Jamna Kunwar had not been specifically denied by Lachman Singh. Their Lordships cannot accept that contention. It is clear that Lachman Singh in his written statement pleaded that he did not admit the execution of the mortgage deed, and it appears from the judgment of the Subordinate Judge that at the trial the pleader who appeared for Lachman Singh “hotly contended that the execution and due attestation of the mortgage bond in suit was not proved against his client”. In these circumstances, in their Lordships' opinion, it must be held that the execution of the mortgage deed by Mt Jamna Kunwar was in fact specifically denied by Lachman Singh.” 5. So two things must be there, that is, (i) execution must be specifically denied, (ii) The question must be raised in the trial Court.
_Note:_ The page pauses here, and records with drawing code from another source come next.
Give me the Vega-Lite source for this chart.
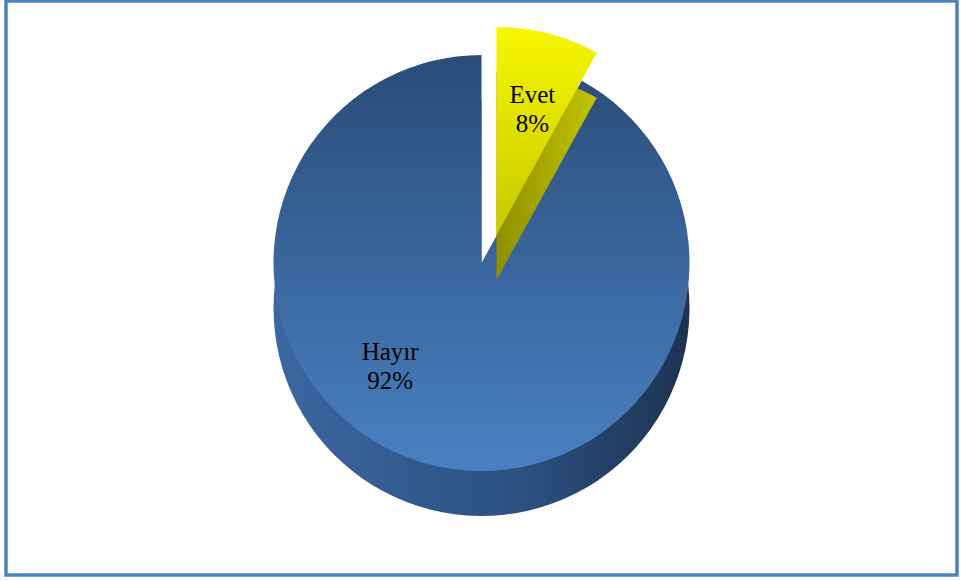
{
  "$schema": "https://vega.github.io/schema/vega-lite/v6.json",
  "autosize": {"type": "fit", "contains": "padding"},
  "width": 961,
  "height": 581,
  "padding": {"left": 6, "top": 1, "right": 4, "bottom": 6},
  "background": "white",
  "view": {"stroke": "#4f81bd", "strokeWidth": 3.5},
  "config": {"view": {"stroke": "#4f81bd", "strokeWidth": 3.5}},
  "data": {"values": [
    {"category": "Evet", "value": 8, "order": 1, "label": "Evet\n8%"},
    {"category": "Hayır", "value": 92, "order": 2, "label": "Hayır\n92%"}
  ]},
  "encoding": {
    "theta": {"field": "value", "type": "quantitative", "stack": true},
    "order": {"field": "order", "type": "quantitative"}
  },
  "layer": [
    {
      "mark": {"type": "arc", "radius": 208, "yOffset": 20, "fill": {"gradient": "linear", "x1": 0, "x2": 1, "y1": 0, "y2": 0, "stops": [{"offset": 0, "color": "#3b67a0"}, {"offset": 0.6, "color": "#2c5080"}, {"offset": 1, "color": "#1c3352"}]}},
      "encoding": {"opacity": {"condition": {"test": "datum.category === 'Hayır'", "value": 1}, "value": 0}}
    },
    {
      "mark": {"type": "arc", "radius": 208, "yOffset": -25, "fill": {"gradient": "linear", "x1": 0, "x2": 0, "y1": 0, "y2": 1, "stops": [{"offset": 0, "color": "#2a4c78"}, {"offset": 1, "color": "#4a80c2"}]}},
      "encoding": {"opacity": {"condition": {"test": "datum.category === 'Hayır'", "value": 1}, "value": 0}}
    },
    {
      "mark": {"type": "arc", "radius": 208, "xOffset": 15, "yOffset": -8, "fill": {"gradient": "linear", "x1": 0, "x2": 1, "y1": 0, "y2": 0, "stops": [{"offset": 0, "color": "#8f8f00"}, {"offset": 1, "color": "#c4c400"}]}},
      "encoding": {"opacity": {"condition": {"test": "datum.category === 'Evet'", "value": 1}, "value": 0}}
    },
    {
      "mark": {"type": "arc", "radius": 208, "xOffset": 15, "yOffset": -53, "fill": {"gradient": "linear", "x1": 0, "x2": 0, "y1": 0, "y2": 1, "stops": [{"offset": 0, "color": "#f7f700"}, {"offset": 1, "color": "#c8c800"}]}},
      "encoding": {"opacity": {"condition": {"test": "datum.category === 'Evet'", "value": 1}, "value": 0}}
    },
    {
      "mark": {"type": "text", "radius": 160, "xOffset": 11, "yOffset": -38, "font": "Liberation Serif", "fontSize": 25, "color": "black", "lineBreak": "\n", "lineHeight": 29, "align": "center", "baseline": "middle"},
      "encoding": {
        "text": {"field": "label", "type": "nominal"},
        "opacity": {"condition": {"test": "datum.category === 'Evet'", "value": 1}, "value": 0}
      }
    },
    {
      "mark": {"type": "text", "radius": 110, "xOffset": -64, "yOffset": -43, "font": "Liberation Serif", "fontSize": 25, "color": "black", "lineBreak": "\n", "lineHeight": 29, "align": "center", "baseline": "middle"},
      "encoding": {
        "text": {"field": "label", "type": "nominal"},
        "opacity": {"condition": {"test": "datum.category === 'Hayır'", "value": 1}, "value": 0}
      }
    }
  ]
}
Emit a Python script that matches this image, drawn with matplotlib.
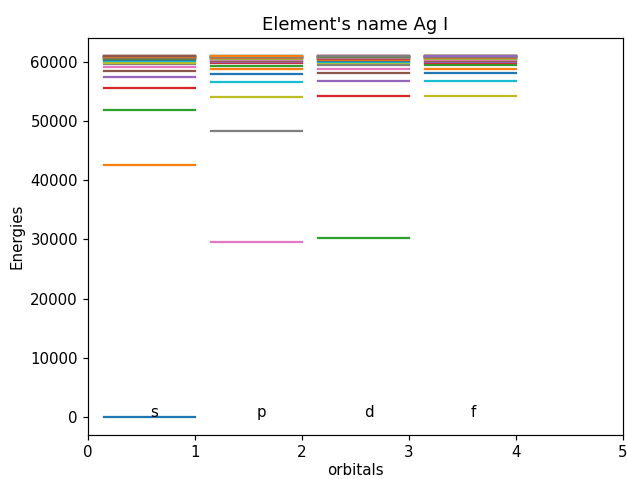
import matplotlib
matplotlib.use("Agg")
import matplotlib.pyplot as plt

# Ag I energy levels (cm-1) per orbital
orbitals = ["s", "p", "d", "f"]

s_levels = [0, 42556, 51887, 55581, 57424, 58474, 59134, 59573, 59880, 60103,
            60270, 60399, 60500, 60581, 60647, 60701, 60746, 60784, 60816, 60844,
            60868, 60888, 60907, 60923, 60937, 60949]
p_levels = [29552, 48297, 54041, 56628, 58006, 58834, 59370, 59736, 59998, 60191,
            60338, 60452, 60542, 60615, 60675, 60724, 60765, 60800, 60830, 60856,
            60878, 60898, 60915, 60930, 60943, 60955]
d_levels = [30242, 54203, 56694, 58045, 58858, 59386, 59747, 60006, 60197, 60342,
            60455, 60545, 60617, 60677, 60726, 60767, 60802, 60831, 60857, 60879,
            60898, 60915, 60930, 60944, 60955, 60966]
f_levels = [54210, 56700, 58058, 58866, 59391, 59751, 60009, 60199, 60344, 60457,
            60546, 60618, 60677, 60726, 60767, 60802, 60832, 60857, 60879, 60899,
            60915, 60930, 60944, 60955, 60966, 60976, 60984]

levels = [s_levels, p_levels, d_levels, f_levels]

scale = 1.078  # reference was rendered a bit bigger than 100 dpi

fig = plt.figure(figsize=(6.27, 4.79), dpi=100)
ax = fig.add_axes([0.1404, 0.0919, 0.8532, 0.8288])

for i, (name, energies) in enumerate(zip(orbitals, levels)):
    for e in energies:
        ax.plot([i + 0.15, i + 1], [e, e], linewidth=1.5 * scale)
    ax.text(i + 0.58, 0, name, fontsize=10 * scale)

ax.set_xlim(0, 5)
ax.set_title("Element's name Ag I", fontsize=12 * scale)
ax.set_xlabel("orbitals", fontsize=10 * scale, labelpad=2)
ax.set_ylabel("Energies", fontsize=10 * scale)
ax.tick_params(labelsize=10 * scale, width=0.8 * scale, length=3.5 * scale)
for sp in ax.spines.values():
    sp.set_linewidth(0.8 * scale)

fig.savefig("out.png", dpi=100)
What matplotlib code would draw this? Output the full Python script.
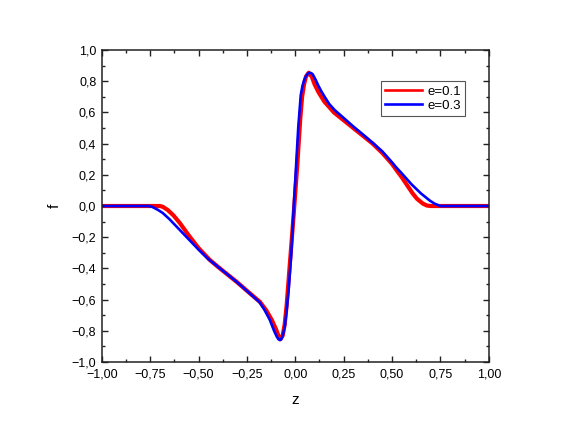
import matplotlib
matplotlib.use("Agg")
import matplotlib.pyplot as plt
from matplotlib.ticker import FuncFormatter, MultipleLocator

# e = 0.1 (red)
z_e1 = [-1.00, -0.80, -0.70, -0.685, -0.66, -0.63, -0.597, -0.55, -0.50, -0.442,
        -0.40, -0.35, -0.30, -0.235, -0.183, -0.15, -0.122, -0.10, -0.088, -0.077,
        -0.065, -0.055, -0.045, -0.03, -0.01, 0.01, 0.025, 0.035, 0.045, 0.055,
        0.069, 0.085, 0.10, 0.12, 0.15, 0.20, 0.25, 0.30, 0.35, 0.40,
        0.45, 0.50, 0.52, 0.55, 0.607, 0.63, 0.66, 0.68, 0.70, 0.80, 1.00]
f_e1 = [0.0, 0.0, 0.0, -0.005, -0.025, -0.06, -0.109, -0.19, -0.27, -0.346,
        -0.39, -0.44, -0.49, -0.56, -0.615, -0.67, -0.73, -0.79, -0.83, -0.855,
        -0.83, -0.76, -0.64, -0.40, -0.08, 0.26, 0.55, 0.70, 0.78, 0.83,
        0.855, 0.83, 0.78, 0.73, 0.67, 0.60, 0.55, 0.50, 0.45, 0.40,
        0.34, 0.27, 0.235, 0.185, 0.08, 0.045, 0.015, 0.003, 0.0, 0.0, 0.0]

# e = 0.3 (blue)
z_e3 = [-1.00, -0.80, -0.76, -0.74, -0.71, -0.685, -0.65, -0.60, -0.55, -0.50,
        -0.45, -0.40, -0.35, -0.30, -0.25, -0.20, -0.183, -0.16, -0.132, -0.11,
        -0.095, -0.087, -0.08, -0.072, -0.065, -0.054, -0.045, -0.034, -0.02, -0.008,
        0.0, 0.015, 0.028, 0.036, 0.045, 0.055, 0.065, 0.075, 0.083, 0.09,
        0.105, 0.118, 0.135, 0.152, 0.175, 0.204, 0.25, 0.30, 0.359, 0.40,
        0.45, 0.50, 0.52, 0.55, 0.60, 0.65, 0.695, 0.72, 0.75, 0.80, 1.00]
f_e3 = [0.0, 0.0, 0.0, -0.005, -0.025, -0.045, -0.085, -0.15, -0.215, -0.28,
        -0.34, -0.39, -0.44, -0.49, -0.545, -0.60, -0.62, -0.665, -0.73, -0.80,
        -0.84, -0.855, -0.86, -0.853, -0.83, -0.77, -0.67, -0.53, -0.29, 0.0,
        0.17, 0.50, 0.71, 0.765, 0.805, 0.833, 0.85, 0.855, 0.852, 0.845,
        0.81, 0.775, 0.735, 0.70, 0.655, 0.615, 0.565, 0.51, 0.449, 0.405,
        0.35, 0.28, 0.25, 0.21, 0.14, 0.08, 0.035, 0.015, 0.0, 0.0, 0.0]

labels = ["e=0.1", "e=0.3"]


def comma_fmt(decimals):
    def fmt(v, pos):
        s = f"{v:.{decimals}f}".replace(".", ",")
        return s.replace("-", "\u2212")
    return FuncFormatter(fmt)


plt.rcParams["font.family"] = ["Liberation Sans", "DejaVu Sans"]

fig = plt.figure(figsize=(5.69, 4.36), dpi=100)
ax = fig.add_axes([0.179, 0.170, 0.680, 0.715])

ax.plot(z_e1, f_e1, color="#ff0000", lw=3.0, label=labels[0])
ax.plot(z_e3, f_e3, color="#0000ff", lw=1.9, label=labels[1])

ax.set_xlim(-1, 1)
ax.set_ylim(-1, 1)
ax.xaxis.set_major_locator(MultipleLocator(0.25))
ax.xaxis.set_minor_locator(MultipleLocator(0.125))
ax.yaxis.set_major_locator(MultipleLocator(0.2))
ax.yaxis.set_minor_locator(MultipleLocator(0.1))
ax.xaxis.set_major_formatter(comma_fmt(2))
ax.yaxis.set_major_formatter(comma_fmt(1))

ax.tick_params(which="both", direction="in", top=True, right=True,
               labelsize=9, color="#222222", width=1.0)
ax.tick_params(which="major", length=4.5)
ax.tick_params(which="minor", length=2.5)
ax.tick_params(axis="x", which="major", pad=5)
ax.tick_params(axis="y", which="major", pad=4)
for sp in ax.spines.values():
    sp.set_linewidth(1.1)
    sp.set_color("#222222")

ax.set_xlabel("z", fontsize=11, labelpad=9)
ax.set_ylabel("f", fontsize=11, labelpad=7)

leg = ax.legend(loc="upper right", bbox_to_anchor=(0.938, 0.90), fontsize=9.5,
                handlelength=2.8, handletextpad=0.4, borderpad=0.3,
                labelspacing=0.15, borderaxespad=0, fancybox=False, framealpha=1)
leg.get_frame().set_edgecolor("#555555")
leg.get_frame().set_linewidth(0.8)
for line in leg.get_lines():
    line.set_linewidth(1.9)

fig.savefig("out.png", dpi=100)
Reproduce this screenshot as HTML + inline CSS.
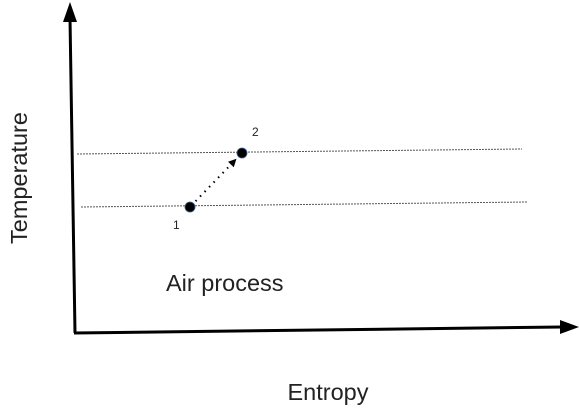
<!DOCTYPE html>
<html><head><meta charset="utf-8"><style>
html,body{margin:0;padding:0;background:#fff;width:579px;height:411px;overflow:hidden}
svg text{font-family:"Liberation Sans",sans-serif;fill:#222}
</style></head><body>
<svg id="c" width="579" height="411" viewBox="0 0 579 411">
<line x1="75" y1="333" x2="70" y2="18" stroke="#000" stroke-width="3"/>
<polygon points="63,22 77,22 70,2" fill="#000"/>
<line x1="74" y1="333" x2="562" y2="327" stroke="#000" stroke-width="3"/>
<polygon points="560,320 560,334 579,327" fill="#000"/>
<text x="328" y="400" font-size="23.5" text-anchor="middle">Entropy</text>
<text x="0" y="0" font-size="23.5" text-anchor="middle" transform="translate(27,178) rotate(-90)">Temperature</text>
<text x="166" y="291" font-size="23.5">Air process</text>
<g id="marks"></g>
</svg>
<script>
// data in entropy (x) / temperature (y) units
const isoStartS = [0.3, 0.7];
const isoEndS = [44.8, 45.3];
const isoStartT = [17.9, 12.6];
const isoEndT = [18.4, 13.1];
const pointLabels = ["1", "2"];
const pointS = [11.6, 16.8];
const pointT = [12.6, 18.0];

const xs = v => 74 + v * 10;
const ys = v => 333 - v * 10;
const g = document.getElementById('marks');
const NS = 'http://www.w3.org/2000/svg';
for (let i = 0; i < isoStartS.length; i++) {
  const l = document.createElementNS(NS, 'line');
  l.setAttribute('x1', xs(isoStartS[i])); l.setAttribute('y1', ys(isoStartT[i]));
  l.setAttribute('x2', xs(isoEndS[i])); l.setAttribute('y2', ys(isoEndT[i]));
  l.setAttribute('stroke', '#555'); l.setAttribute('stroke-width', '1');
  l.setAttribute('stroke-dasharray', '2,1');
  
  
  g.appendChild(l);
}
const ax1 = xs(pointS[0]), ay1 = ys(pointT[0]), ax2 = xs(pointS[1]), ay2 = ys(pointT[1]);
const dx = ax2 - ax1, dy = ay2 - ay1, len = Math.hypot(dx, dy), ux = dx / len, uy = dy / len;
const pl = document.createElementNS(NS, 'line');
pl.setAttribute('x1', ax1 + ux * 8); pl.setAttribute('y1', ay1 + uy * 8);
pl.setAttribute('x2', ax2 - ux * 14); pl.setAttribute('y2', ay2 - uy * 14);
pl.setAttribute('stroke', '#000'); pl.setAttribute('stroke-width', '2');
pl.setAttribute('stroke-dasharray', '1.5,5');


g.appendChild(pl);
const tx = ax2 - ux * 8, ty = ay2 - uy * 8, bx = tx - ux * 8, by = ty - uy * 8;
const ah = document.createElementNS(NS, 'polygon');
ah.setAttribute('points', `${tx},${ty} ${bx - uy * 4},${by + ux * 4} ${bx + uy * 4},${by - ux * 4}`);
ah.setAttribute('fill', '#000');


g.appendChild(ah);
const lblOff = [[-17, 22], [10, -17]];
for (let i = 0; i < pointS.length; i++) {
  const c = document.createElementNS(NS, 'circle');
  c.setAttribute('cx', xs(pointS[i])); c.setAttribute('cy', ys(pointT[i])); c.setAttribute('r', 5);
  c.setAttribute('fill', '#000'); c.setAttribute('stroke', '#3a5a8a'); c.setAttribute('stroke-width', '0.8');
  
  
  g.appendChild(c);
  const t = document.createElementNS(NS, 'text');
  t.setAttribute('x', xs(pointS[i]) + lblOff[i][0]); t.setAttribute('y', ys(pointT[i]) + lblOff[i][1]);
  t.setAttribute('font-size', '12');
  t.textContent = pointLabels[i];
  
  
  g.appendChild(t);
}
</script>
</body></html>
If this is not raised in the trial Court, that cannot be raised in the appellate Court as will be evident from the judgment of the Privy Council quoted above. That also is the law as laid down by the Supreme Court in AIR 1967 SC 1395 (Kappuswami Chettiar vs. ASPA Arunugam Chettiar & another) wherein the Supreme Court considering such a document required attestation and in paragraphs 2 and 5 the Supreme Court took up into consideration that argument which was made with regard to Ext B (1) in that case it was urged that it was not proved as required under section 68 of the Evidence Act. The Supreme Court pointed out as follows: “The point was not raised in the Court. There is nothing to show... This cannot be raised subsequently in appeal.” 6. In this particular case also this question was not agitated either before the trial Court or in the appellate Court and it is for the first time in the second appeal that Shri Sarma wanted to urge it. This cannot be done as per decisions of the Privy Council and Supreme Court. Accordingly there is no merit and it is dismissed. Stay order, if any passed earlier shall stand vacated.